- WHAT THIS TASK INVOLVES
From the entries below, extract every line that includes the word "script".

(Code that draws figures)
--------------------

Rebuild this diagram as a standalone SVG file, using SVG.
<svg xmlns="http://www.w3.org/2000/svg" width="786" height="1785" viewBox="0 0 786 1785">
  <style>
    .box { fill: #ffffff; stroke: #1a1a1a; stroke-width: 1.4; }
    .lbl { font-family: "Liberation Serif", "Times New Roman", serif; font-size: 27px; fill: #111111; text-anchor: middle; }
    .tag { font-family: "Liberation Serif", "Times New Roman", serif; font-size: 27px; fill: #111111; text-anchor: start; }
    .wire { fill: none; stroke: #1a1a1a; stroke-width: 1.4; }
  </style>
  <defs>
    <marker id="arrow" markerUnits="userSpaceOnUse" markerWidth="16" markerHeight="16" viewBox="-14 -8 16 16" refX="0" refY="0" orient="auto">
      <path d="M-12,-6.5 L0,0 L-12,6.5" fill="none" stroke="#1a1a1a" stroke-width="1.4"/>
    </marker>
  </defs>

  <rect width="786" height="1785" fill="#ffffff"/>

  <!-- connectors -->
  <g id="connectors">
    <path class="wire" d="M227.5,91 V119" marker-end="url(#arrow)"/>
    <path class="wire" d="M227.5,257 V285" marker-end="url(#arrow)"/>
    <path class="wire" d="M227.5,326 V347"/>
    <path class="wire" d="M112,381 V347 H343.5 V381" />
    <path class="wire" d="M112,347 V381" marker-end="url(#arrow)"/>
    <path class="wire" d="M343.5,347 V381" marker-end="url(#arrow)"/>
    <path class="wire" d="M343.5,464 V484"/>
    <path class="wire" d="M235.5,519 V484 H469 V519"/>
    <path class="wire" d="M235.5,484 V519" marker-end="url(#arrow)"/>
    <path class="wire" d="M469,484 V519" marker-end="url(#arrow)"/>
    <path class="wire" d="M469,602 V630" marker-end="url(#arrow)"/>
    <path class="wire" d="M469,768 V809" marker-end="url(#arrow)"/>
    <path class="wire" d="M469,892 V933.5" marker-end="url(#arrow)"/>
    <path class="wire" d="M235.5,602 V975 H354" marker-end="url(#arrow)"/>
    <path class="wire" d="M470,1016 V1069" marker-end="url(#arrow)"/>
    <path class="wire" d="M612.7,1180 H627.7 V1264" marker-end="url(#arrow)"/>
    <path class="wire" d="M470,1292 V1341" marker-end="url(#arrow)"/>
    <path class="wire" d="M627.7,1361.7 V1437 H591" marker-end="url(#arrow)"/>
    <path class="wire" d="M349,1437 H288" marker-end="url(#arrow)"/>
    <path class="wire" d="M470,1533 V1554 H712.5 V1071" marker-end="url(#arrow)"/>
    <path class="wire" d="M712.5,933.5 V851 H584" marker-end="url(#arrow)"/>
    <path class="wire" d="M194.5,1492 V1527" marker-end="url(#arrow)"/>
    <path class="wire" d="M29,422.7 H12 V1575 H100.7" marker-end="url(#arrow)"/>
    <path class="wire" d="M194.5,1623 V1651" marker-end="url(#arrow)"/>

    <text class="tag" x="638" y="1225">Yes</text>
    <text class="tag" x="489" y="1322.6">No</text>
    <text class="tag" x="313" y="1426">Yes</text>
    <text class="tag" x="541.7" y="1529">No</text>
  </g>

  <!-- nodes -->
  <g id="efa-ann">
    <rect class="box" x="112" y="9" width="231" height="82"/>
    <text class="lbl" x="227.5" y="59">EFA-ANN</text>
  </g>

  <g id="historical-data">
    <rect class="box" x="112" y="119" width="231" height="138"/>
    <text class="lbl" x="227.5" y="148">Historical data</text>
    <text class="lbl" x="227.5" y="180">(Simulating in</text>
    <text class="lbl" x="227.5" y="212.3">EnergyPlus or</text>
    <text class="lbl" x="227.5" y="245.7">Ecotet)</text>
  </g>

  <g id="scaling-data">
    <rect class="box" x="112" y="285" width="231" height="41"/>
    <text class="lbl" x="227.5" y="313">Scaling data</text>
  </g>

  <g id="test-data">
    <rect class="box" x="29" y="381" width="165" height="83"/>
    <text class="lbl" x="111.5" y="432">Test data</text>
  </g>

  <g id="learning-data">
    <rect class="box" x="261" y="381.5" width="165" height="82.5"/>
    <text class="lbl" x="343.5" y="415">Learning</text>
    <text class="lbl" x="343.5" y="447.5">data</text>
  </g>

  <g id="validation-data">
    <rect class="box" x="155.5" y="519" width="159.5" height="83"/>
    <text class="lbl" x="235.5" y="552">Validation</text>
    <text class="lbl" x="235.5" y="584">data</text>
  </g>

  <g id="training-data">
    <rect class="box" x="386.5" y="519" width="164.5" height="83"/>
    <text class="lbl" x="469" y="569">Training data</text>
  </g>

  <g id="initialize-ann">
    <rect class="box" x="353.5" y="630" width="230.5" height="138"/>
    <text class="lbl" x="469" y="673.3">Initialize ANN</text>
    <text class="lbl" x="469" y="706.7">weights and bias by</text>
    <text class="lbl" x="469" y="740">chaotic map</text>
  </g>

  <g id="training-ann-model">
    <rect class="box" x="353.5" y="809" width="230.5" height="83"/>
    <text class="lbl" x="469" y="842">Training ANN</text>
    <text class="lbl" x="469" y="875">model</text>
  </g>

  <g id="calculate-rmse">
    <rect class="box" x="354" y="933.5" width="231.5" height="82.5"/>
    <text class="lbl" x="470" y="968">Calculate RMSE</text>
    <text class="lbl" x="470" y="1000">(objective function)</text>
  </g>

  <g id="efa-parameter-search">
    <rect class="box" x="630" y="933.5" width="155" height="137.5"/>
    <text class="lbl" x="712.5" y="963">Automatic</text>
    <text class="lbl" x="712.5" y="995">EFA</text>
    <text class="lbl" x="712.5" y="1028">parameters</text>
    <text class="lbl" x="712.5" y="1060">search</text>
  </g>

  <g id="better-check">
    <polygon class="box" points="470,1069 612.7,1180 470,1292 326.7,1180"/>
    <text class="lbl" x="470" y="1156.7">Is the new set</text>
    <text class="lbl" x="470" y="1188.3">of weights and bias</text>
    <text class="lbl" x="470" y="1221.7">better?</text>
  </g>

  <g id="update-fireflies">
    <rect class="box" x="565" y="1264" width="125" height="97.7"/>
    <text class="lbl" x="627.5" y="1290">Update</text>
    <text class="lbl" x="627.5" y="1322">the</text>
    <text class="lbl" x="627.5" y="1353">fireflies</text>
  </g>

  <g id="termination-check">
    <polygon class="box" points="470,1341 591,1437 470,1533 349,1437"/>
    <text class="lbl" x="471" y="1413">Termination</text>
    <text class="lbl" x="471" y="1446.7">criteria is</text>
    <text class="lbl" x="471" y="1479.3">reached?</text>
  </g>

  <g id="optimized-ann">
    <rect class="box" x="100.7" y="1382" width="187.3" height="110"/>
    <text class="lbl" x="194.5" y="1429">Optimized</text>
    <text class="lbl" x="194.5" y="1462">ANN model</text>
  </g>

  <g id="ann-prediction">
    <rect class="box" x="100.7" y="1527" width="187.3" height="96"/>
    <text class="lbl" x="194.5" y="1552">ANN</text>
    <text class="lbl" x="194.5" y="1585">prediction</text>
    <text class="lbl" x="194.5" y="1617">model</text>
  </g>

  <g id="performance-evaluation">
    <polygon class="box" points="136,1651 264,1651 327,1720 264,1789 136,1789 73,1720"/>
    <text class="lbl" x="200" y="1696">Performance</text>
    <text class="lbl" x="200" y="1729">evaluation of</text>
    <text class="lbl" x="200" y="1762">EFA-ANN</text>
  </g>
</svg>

--------------------

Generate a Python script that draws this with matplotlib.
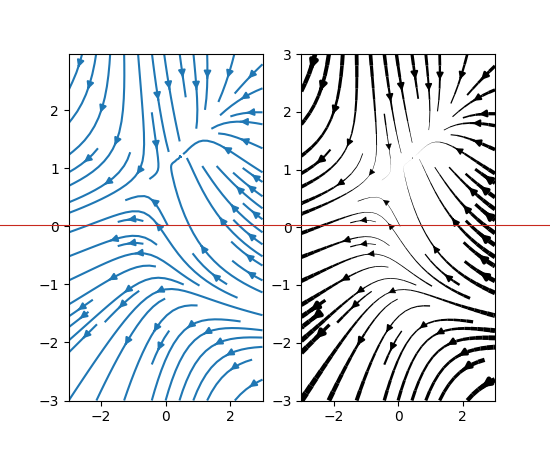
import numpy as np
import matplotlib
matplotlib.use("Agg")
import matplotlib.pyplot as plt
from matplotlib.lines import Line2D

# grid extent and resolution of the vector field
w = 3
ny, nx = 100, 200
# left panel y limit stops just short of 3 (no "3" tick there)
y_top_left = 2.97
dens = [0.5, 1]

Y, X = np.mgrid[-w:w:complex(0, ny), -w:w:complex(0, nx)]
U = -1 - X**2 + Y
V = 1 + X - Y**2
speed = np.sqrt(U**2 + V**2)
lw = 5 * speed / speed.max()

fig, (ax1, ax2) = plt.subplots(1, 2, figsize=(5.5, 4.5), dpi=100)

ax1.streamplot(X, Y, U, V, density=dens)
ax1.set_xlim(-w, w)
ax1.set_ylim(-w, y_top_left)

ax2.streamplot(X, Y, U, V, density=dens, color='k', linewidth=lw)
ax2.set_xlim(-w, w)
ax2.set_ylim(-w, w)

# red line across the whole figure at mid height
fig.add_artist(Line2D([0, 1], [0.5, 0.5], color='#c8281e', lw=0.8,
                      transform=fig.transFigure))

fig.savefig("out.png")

--------------------

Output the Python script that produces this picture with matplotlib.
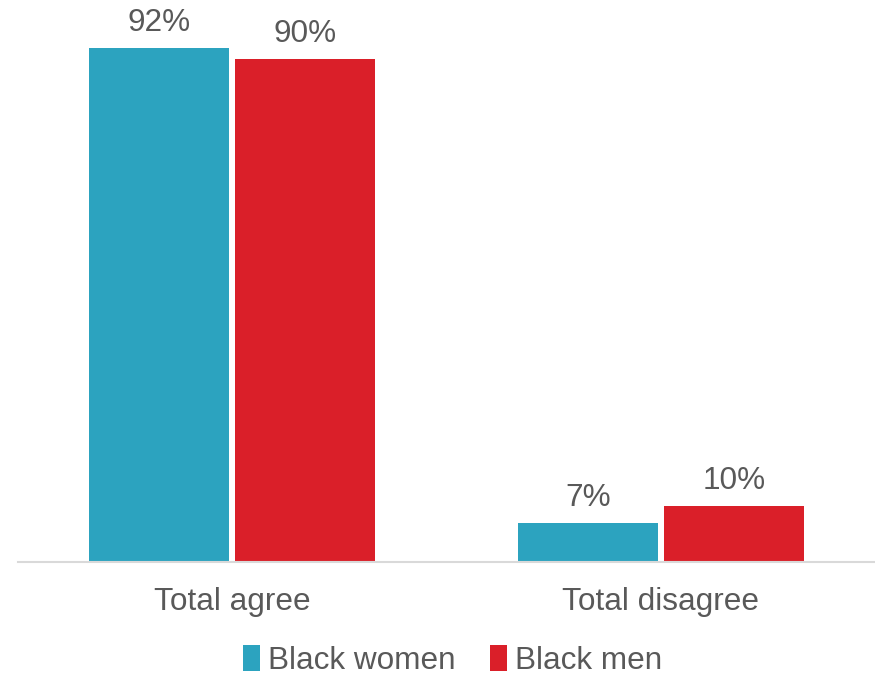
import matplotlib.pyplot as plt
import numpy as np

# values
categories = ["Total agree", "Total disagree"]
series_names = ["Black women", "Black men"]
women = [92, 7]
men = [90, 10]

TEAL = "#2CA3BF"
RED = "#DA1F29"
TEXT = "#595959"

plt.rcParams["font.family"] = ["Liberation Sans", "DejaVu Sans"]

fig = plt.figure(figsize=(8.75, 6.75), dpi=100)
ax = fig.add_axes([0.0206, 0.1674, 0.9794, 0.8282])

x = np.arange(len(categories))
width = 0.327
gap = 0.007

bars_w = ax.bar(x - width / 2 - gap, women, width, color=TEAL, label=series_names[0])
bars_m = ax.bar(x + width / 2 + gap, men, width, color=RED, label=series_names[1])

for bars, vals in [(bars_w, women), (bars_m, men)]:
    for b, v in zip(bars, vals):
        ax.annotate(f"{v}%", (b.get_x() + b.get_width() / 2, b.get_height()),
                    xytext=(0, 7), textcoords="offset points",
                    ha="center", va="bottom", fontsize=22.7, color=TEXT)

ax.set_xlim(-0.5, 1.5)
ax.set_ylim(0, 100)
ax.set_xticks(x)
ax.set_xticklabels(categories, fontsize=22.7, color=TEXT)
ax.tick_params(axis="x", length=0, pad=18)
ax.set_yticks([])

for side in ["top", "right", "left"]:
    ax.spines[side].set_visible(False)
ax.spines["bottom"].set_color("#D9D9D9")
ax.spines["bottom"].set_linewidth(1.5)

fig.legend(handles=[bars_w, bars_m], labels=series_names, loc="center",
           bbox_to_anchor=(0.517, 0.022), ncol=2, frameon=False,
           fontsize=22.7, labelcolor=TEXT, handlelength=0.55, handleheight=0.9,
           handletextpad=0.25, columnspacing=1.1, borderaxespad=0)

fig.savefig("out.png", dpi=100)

--------------------

- RESPONSE
Generate a Python script that draws this with matplotlib.
Output the Python script that produces this picture with matplotlib.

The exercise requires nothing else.